**Short exercise:** Give again, word for word, the lines below that run from the line with "Output the Python" through the line with "High Yield Fund". Drop the pictures.

Rows from a dataset of charts and code:

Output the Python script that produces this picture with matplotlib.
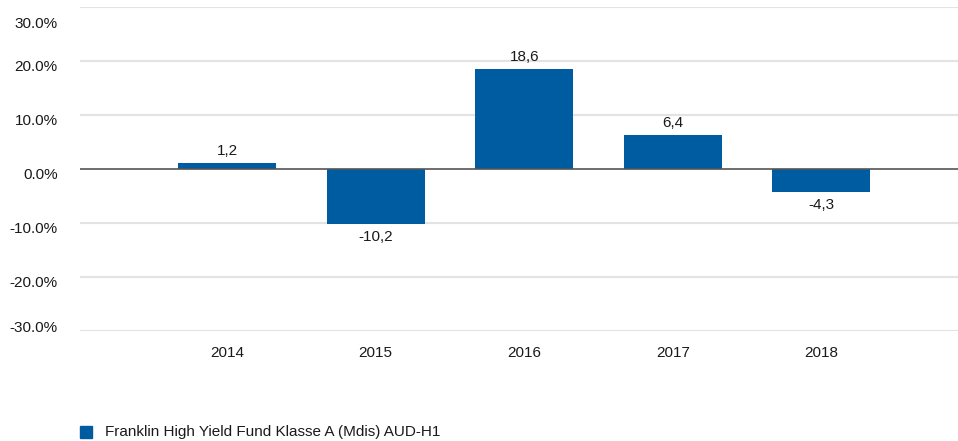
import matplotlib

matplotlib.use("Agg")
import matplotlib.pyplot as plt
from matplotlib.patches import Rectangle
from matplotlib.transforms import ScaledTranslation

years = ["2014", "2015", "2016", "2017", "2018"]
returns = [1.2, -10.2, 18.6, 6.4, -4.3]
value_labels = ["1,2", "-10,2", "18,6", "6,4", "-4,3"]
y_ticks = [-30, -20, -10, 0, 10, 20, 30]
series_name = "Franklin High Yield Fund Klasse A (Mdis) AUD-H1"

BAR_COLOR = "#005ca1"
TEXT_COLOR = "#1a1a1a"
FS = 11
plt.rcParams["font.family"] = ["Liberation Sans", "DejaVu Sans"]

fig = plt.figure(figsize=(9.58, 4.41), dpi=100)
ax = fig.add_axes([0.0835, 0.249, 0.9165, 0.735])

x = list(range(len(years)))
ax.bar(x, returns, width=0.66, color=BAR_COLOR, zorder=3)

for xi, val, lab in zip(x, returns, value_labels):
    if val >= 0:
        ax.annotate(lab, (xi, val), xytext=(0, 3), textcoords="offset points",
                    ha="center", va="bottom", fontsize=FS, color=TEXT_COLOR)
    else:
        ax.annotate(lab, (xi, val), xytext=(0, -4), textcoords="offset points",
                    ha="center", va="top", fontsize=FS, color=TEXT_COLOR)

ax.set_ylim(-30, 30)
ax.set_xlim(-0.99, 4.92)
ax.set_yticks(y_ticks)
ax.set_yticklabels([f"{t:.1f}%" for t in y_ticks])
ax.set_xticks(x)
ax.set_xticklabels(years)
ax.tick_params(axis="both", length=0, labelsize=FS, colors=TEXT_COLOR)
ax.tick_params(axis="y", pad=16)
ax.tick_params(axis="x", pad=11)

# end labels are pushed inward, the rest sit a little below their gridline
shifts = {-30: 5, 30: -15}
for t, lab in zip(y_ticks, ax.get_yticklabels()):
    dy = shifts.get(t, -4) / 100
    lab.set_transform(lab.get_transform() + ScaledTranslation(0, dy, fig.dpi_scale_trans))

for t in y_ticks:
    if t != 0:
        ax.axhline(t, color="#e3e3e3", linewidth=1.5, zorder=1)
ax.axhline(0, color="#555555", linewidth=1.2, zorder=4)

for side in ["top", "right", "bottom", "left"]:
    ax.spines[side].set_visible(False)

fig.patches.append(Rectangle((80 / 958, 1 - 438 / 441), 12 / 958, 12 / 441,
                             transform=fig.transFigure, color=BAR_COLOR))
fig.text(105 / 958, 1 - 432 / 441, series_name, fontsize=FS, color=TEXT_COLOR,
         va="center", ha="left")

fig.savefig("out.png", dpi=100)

==

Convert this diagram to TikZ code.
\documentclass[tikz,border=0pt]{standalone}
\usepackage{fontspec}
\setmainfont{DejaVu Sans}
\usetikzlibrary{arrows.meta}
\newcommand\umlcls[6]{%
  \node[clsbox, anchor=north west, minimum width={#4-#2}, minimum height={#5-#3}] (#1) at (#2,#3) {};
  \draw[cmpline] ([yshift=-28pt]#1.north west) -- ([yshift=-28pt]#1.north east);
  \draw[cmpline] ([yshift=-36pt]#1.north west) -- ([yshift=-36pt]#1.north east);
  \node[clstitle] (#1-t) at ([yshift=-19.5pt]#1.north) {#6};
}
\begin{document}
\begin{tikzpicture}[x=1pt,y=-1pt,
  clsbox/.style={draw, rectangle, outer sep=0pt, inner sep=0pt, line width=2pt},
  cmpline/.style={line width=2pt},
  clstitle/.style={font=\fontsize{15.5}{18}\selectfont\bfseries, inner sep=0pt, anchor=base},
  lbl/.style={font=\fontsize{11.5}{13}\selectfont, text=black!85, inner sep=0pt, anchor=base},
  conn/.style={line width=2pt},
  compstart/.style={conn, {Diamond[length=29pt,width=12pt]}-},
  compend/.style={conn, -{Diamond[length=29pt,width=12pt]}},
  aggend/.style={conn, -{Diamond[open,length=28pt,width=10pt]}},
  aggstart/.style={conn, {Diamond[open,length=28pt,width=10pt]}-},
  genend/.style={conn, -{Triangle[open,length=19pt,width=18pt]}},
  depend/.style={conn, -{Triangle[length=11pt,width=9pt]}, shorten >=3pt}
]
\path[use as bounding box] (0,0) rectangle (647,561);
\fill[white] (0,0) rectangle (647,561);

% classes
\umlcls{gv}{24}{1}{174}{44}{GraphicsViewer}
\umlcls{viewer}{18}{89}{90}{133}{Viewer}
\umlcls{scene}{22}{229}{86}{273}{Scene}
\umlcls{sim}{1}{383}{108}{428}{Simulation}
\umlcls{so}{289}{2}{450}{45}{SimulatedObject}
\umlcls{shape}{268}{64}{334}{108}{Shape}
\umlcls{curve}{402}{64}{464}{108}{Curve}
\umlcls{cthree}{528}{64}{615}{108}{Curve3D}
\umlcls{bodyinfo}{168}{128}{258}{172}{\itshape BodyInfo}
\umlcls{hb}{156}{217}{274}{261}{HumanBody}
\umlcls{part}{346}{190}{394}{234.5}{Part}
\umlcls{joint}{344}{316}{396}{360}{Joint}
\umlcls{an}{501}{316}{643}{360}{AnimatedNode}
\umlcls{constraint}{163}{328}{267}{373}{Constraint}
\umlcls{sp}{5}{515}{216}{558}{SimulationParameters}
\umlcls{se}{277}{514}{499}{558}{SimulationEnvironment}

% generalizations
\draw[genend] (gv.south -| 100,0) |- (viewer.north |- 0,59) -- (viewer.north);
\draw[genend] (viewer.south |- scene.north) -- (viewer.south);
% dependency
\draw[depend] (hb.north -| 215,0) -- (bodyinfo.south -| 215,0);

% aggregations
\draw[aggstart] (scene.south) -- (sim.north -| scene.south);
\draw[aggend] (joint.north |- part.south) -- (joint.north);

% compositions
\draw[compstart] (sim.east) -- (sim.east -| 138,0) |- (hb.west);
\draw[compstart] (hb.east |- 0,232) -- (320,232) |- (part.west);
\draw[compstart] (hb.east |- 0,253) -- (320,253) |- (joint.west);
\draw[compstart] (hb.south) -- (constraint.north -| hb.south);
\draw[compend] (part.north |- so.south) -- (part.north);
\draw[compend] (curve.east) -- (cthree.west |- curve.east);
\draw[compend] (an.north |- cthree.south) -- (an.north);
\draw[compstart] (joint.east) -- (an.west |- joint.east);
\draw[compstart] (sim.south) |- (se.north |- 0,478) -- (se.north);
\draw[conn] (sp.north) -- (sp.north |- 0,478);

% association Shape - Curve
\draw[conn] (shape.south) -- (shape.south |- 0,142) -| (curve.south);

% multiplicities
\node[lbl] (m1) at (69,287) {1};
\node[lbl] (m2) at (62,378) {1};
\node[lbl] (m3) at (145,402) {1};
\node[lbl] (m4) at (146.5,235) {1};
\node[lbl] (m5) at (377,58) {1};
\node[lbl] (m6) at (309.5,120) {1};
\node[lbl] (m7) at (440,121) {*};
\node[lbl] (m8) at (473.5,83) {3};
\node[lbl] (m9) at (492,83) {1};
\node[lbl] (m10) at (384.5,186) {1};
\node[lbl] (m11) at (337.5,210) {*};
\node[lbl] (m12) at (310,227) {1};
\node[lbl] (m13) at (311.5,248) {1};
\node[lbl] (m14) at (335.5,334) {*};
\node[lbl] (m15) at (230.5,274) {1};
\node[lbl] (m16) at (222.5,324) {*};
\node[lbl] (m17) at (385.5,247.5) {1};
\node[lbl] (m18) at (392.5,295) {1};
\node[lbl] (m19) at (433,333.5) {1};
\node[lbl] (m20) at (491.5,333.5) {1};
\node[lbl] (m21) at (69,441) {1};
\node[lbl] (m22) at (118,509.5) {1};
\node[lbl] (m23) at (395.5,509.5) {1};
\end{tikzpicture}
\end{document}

**The result:**
Output the Python script that produces this picture with matplotlib.
import matplotlib

matplotlib.use("Agg")
import matplotlib.pyplot as plt
from matplotlib.patches import Rectangle
from matplotlib.transforms import ScaledTranslation

years = ["2014", "2015", "2016", "2017", "2018"]
returns = [1.2, -10.2, 18.6, 6.4, -4.3]
value_labels = ["1,2", "-10,2", "18,6", "6,4", "-4,3"]
y_ticks = [-30, -20, -10, 0, 10, 20, 30]
series_name = "Franklin High Yield Fund Klasse A (Mdis) AUD-H1"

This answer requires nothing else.